2016 has been ushered in, and the bells that rang for Christmas Day are fading echoes as Easter Eggs begin to show their foil-covered faces on the shelves.
We’ve written previously about the merits of having a rolling 3 month social media plan, and we’ve waxed lyrical about extending this into planning the rest of your digital marketing activity, but there is something to be said about looking over your shoulder too.
The best marketing advice I ever received was from an old financial services boss I cut my teeth under back in the 20th century…well, it was actually in 1999, but it has more gravitas and wisdom when a deeper feeling of vintage is being implied. He told me to always make sure that a marketing manager was looking at tomorrow, today, and yesterday.
So do plan away, and nail down your strategy and content schedules as it will make the todays and tomorrows of this year much easier to manage, but revise and tweak those plans based on the learnings of all those yesterdays.
A good place to start, if you haven’t already, is to properly review your social media activity from 2015. Go back through your Facebook or Twitter accounts and start recording the exciting successes or bland failures that you experienced through last year’s posts and tweets.
If you paid to boost a post on Facebook, then what sort of post was it and how wide was the reported ‘reach’. How many people ‘liked’ the post, and how many clicks did it attract through to your website? You will be able to see some results data from Facebook for each boosted post (or advert) that will show you the gender split and age groups of people who interacted with the post. Make a note of all of this.
Have a look at your Twitter account – which tweets attracted a decent amount of attention, such as ‘likes’ and retweets? Do the same for any other accounts you have – for example on Instagram record the number of likes or comments you attracted and then make note of which hashtags you used and what sort of picture is was that you shared.
You need to run through this exercise until you get a proper feel for what type of content your audience responds to best. If you like to share photos of a team member doing something ‘crazy’ and it consistently got little to no response whatsoever in 2015 then remove that type of content from your 2016 plans completely. If you shared a couple of kid’s baking recipes around Easter or Halloween and the audience loved them then try introducing more of that going forward.

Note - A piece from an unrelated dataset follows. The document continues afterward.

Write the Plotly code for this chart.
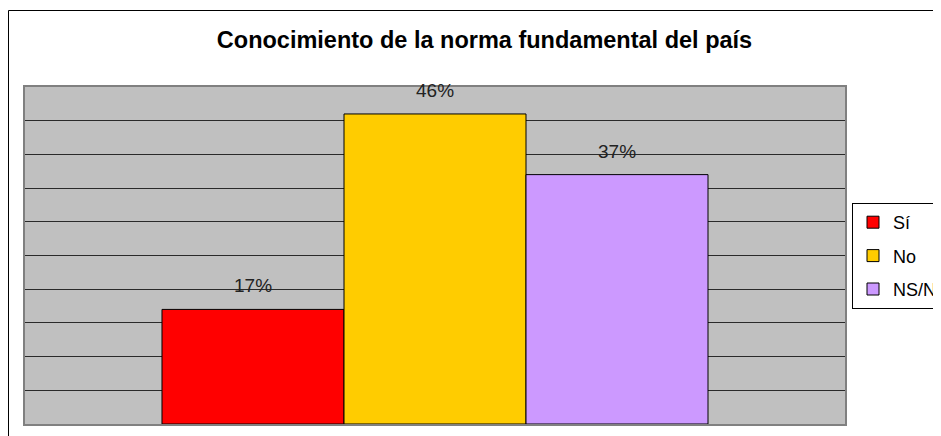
import plotly.graph_objects as go

# ---- data ----
categories = ["Sí", "No", "NS/NC"]
values = [0.17, 0.46, 0.37]
labels = ["17%", "46%", "37%"]
colors = ["#FF0000", "#FFCC00", "#CC99FF"]
title_text = "Conocimiento de la norma fundamental del país"

# page has an 8px body margin; work in page pixels and convert
OFF = 8
PAGE_W, PAGE_H = 941, 436
W, H = PAGE_W - OFF, PAGE_H - OFF
plot_left, plot_right, plot_top, plot_bottom = 25, 845, 87, 424  # page px
L = plot_left - OFF
R = W - (plot_right - OFF)
T = plot_top - OFF
B = H - (plot_bottom - OFF)
pw, ph = W - L - R, H - T - B


def px2x(p):
    return (p - OFF - L) / pw


def px2y(p):
    return (H - B - (p - OFF)) / ph


fig = go.Figure()
for i, (c, v, col) in enumerate(zip(categories, values, colors)):
    fig.add_trace(go.Bar(
        x=[i], y=[v], name=c, width=1,
        marker=dict(color=col, line=dict(color="black", width=1)),
        legendgroup=c, hoverinfo="skip",
    ))
    fig.add_annotation(x=i, y=v, text=labels[i], showarrow=False,
                       yanchor="bottom", yshift=11,
                       font=dict(family="Liberation Sans, Arial", size=19, color="#222"))

fig.add_shape(type="rect", xref="paper", yref="paper",
              x0=px2x(8.5), x1=px2x(PAGE_W + 20), y0=px2y(PAGE_H + 20), y1=px2y(10.5),
              line=dict(color="black", width=1), layer="below")

fig.update_layout(
    width=W, height=H,
    margin=dict(l=L, r=R, t=T, b=B, autoexpand=False),
    paper_bgcolor="white", plot_bgcolor="#C0C0C0",
    title=dict(text=title_text, x=(484.5 - OFF) / W, xanchor="center", xref="container",
               y=1 - (40 - OFF) / H, yanchor="middle", yref="container",
               font=dict(family="Liberation Sans, Arial", size=23.5, color="black", weight="bold")),
    barmode="overlay",
    showlegend=True,
    legend=dict(x=px2x(852), xanchor="left", y=px2y(256), yanchor="middle",
                bordercolor="black", borderwidth=1, bgcolor="white",
                font=dict(family="Liberation Sans, Arial", size=18, color="black"),
                traceorder="grouped", tracegroupgap=7, itemwidth=30),
    xaxis=dict(range=[-1.2527, 3.2527], showticklabels=False, showgrid=False,
               zeroline=False, ticks="", showline=True, mirror=True,
               linecolor="#808080", linewidth=1.5, fixedrange=True),
    yaxis=dict(range=[0, 0.5], dtick=0.05, tick0=0, showticklabels=False,
               showgrid=True, gridcolor="#2a2a2a", gridwidth=1, zeroline=False,
               ticks="", showline=True, mirror=True,
               linecolor="#808080", linewidth=1.5, fixedrange=True),
)

fig.write_html("out.html")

Wherever demographic data is available to evaluate you must start using it to inform your choices going forward. If you boost posts to a certain audience that includes men and women, but 90% of your clicks and interactions consistently come from women then it is time to ditch the guys and focus your budget on the ladies exclusively. Make sure you spend as much of your budget as possible on the groups that are most likely to respond.
If you sent out email newsletters in 2015 then go back through all the campaign data from last year and try to get a picture of what types of emails were the most compelling and which ones bombed. Review the subject lines too that you used as that can often be the first hurdle that parts of an audience will fall at. You should be getting a minimum 20% open rate on your emails. You should be looking to get at least 5% of those people that opened it to actually be clicking on a link. These figures should be even higher for a well curated and tended recipient list that you have been using for a reasonable length of time.
Einstein is widely credited with stating that “The definition of insanity is doing the same thing over and over again, but expecting different results”. Whether he said it or not is academic, but the message is crucial. Use as much historical data as possible to shape and tweak your plans for this year.
If that type of email never works, or that banner ad on that website never produces revenue, or those tweets just fall flat on their face then shake it up and try something new.
Have a closer look at your competitors content…can you see anything in what they are doing that might give you a different angle, especially when they appear to get getting some decent audience engagement?
Having a plan is the best way to run your marketing…just don’t plan the same old, same old. Learn from the past, try something new. If some of it doesn’t work then take it on the chin and move on…the worst case scenario is that you will have even more and better data with which to make your next decision.